* [Set problem] Look for the string "this" in the lines and copy each line that has it.

[Plotting code records]
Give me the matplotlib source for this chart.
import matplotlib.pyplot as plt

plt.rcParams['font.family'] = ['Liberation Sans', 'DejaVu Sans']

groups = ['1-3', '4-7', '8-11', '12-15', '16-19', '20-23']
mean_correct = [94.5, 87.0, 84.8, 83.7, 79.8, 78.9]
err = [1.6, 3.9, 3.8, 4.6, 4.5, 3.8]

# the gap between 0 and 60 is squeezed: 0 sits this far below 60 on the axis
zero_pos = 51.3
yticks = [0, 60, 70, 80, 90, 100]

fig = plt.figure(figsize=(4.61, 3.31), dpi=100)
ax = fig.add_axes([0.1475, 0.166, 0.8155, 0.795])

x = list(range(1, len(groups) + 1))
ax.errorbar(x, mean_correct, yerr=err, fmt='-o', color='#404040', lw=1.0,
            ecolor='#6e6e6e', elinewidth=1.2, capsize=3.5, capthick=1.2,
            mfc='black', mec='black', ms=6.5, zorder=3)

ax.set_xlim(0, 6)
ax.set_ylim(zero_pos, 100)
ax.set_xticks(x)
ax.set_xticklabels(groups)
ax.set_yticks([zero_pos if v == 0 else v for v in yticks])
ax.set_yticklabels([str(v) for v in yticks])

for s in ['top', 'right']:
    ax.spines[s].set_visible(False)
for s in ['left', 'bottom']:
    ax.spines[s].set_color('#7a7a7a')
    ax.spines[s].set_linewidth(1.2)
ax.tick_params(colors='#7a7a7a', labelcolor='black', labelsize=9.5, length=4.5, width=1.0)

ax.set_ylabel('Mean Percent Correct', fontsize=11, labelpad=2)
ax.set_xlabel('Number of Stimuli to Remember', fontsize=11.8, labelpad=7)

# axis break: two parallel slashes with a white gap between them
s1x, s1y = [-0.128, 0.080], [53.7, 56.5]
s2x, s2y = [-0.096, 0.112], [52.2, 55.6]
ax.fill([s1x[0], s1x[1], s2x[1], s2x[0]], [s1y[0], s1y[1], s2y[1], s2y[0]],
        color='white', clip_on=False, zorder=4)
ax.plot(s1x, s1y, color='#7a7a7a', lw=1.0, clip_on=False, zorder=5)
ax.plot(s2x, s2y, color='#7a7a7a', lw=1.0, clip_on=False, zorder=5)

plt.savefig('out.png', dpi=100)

---

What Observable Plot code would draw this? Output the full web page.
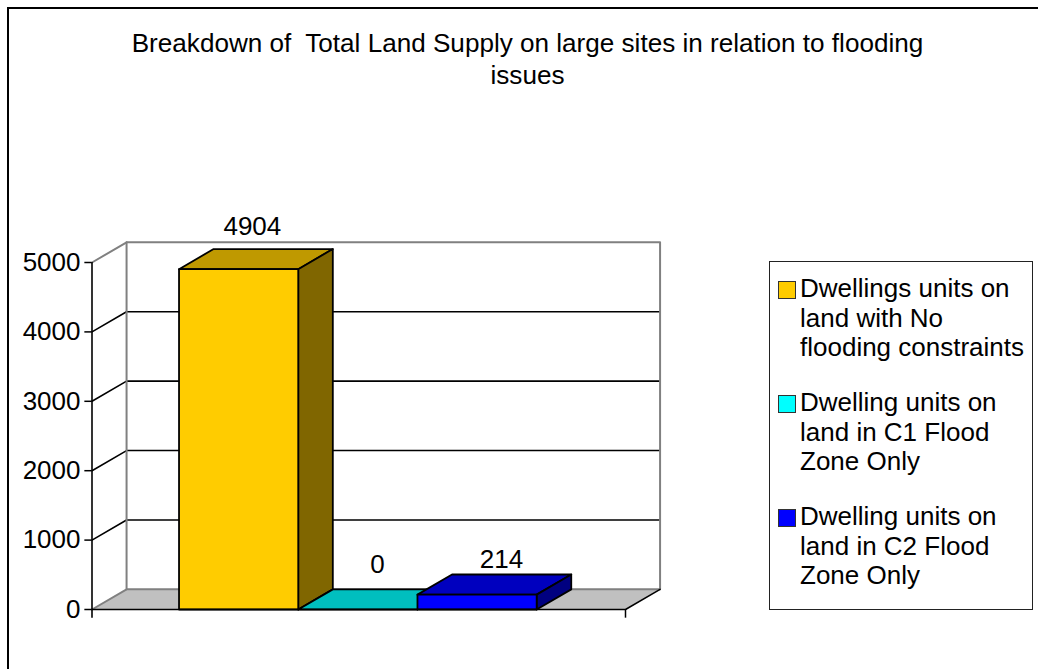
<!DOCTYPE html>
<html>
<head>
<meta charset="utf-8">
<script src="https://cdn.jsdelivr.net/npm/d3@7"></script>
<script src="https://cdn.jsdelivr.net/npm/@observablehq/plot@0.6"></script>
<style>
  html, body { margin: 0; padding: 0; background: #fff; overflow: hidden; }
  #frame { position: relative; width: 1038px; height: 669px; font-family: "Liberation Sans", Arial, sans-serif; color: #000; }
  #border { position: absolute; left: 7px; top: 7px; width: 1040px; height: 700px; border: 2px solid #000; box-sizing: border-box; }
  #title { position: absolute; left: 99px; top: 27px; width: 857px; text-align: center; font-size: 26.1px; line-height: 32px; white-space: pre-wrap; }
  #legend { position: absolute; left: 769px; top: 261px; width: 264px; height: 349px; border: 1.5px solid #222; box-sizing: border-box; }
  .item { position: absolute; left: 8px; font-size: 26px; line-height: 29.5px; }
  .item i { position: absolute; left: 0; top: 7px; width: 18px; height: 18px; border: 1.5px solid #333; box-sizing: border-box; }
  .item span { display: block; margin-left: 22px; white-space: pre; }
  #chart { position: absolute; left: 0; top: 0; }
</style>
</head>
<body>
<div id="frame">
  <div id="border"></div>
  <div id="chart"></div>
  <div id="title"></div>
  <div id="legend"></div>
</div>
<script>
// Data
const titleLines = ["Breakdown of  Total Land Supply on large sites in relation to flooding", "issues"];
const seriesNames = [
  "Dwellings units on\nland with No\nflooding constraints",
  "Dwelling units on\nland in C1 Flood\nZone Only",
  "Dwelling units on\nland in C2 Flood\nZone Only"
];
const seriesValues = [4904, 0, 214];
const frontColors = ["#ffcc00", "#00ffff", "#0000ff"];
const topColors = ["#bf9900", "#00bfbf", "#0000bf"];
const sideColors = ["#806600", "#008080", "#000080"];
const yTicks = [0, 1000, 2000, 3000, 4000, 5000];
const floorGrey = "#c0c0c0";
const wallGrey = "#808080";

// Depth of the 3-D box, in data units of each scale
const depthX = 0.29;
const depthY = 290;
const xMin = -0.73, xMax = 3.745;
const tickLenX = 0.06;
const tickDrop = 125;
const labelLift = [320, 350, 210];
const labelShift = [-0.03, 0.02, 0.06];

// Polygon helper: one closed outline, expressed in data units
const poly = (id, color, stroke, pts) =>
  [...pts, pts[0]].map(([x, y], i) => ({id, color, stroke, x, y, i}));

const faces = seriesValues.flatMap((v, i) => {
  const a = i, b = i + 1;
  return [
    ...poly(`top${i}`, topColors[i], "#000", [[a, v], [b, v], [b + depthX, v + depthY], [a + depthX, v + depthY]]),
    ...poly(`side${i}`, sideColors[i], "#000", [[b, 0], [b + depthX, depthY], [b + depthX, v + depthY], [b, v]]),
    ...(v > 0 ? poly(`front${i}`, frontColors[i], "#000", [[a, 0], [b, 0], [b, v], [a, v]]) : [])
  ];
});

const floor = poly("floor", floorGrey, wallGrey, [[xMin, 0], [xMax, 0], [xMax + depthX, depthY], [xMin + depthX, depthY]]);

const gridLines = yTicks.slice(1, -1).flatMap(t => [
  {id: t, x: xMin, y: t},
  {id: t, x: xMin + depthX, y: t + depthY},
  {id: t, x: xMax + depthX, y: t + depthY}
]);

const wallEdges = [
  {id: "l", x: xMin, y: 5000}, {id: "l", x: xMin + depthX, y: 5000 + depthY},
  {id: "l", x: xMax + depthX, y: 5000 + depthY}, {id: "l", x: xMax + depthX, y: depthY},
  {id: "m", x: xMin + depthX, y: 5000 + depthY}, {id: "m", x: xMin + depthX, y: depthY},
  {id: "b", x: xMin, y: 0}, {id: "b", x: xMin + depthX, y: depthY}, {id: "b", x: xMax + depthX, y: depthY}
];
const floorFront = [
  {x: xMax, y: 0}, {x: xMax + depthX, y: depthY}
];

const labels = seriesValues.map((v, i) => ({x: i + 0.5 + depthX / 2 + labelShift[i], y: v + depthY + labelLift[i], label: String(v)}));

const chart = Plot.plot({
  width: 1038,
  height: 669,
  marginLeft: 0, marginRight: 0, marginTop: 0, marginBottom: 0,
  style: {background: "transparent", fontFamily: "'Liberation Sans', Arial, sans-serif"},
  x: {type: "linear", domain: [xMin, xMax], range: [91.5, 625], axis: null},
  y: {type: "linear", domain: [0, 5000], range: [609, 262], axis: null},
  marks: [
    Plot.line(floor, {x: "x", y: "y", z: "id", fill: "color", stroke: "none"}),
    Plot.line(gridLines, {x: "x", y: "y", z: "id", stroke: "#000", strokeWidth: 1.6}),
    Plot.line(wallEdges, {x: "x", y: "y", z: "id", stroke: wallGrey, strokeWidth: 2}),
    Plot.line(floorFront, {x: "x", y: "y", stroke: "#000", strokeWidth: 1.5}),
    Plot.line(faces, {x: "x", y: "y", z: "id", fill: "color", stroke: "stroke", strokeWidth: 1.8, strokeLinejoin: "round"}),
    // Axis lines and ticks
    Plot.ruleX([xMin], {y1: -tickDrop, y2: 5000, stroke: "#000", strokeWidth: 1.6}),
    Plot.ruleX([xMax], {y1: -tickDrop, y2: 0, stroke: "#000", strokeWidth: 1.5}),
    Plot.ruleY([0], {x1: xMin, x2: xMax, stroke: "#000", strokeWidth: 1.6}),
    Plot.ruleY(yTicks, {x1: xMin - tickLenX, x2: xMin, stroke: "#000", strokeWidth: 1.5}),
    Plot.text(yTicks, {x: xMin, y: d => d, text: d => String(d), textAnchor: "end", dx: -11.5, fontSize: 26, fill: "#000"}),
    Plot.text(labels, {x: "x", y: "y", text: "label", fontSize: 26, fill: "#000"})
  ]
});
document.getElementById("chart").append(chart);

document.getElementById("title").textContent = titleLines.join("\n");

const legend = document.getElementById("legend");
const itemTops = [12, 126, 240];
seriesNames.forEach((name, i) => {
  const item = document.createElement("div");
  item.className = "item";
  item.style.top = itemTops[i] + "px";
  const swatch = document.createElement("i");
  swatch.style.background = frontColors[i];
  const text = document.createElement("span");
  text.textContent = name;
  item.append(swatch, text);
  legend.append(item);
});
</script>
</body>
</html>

* [Response below]
Give me the matplotlib source for this chart.
# the gap between 0 and 60 is squeezed: 0 sits this far below 60 on the axis
What Observable Plot code would draw this? Output the full web page.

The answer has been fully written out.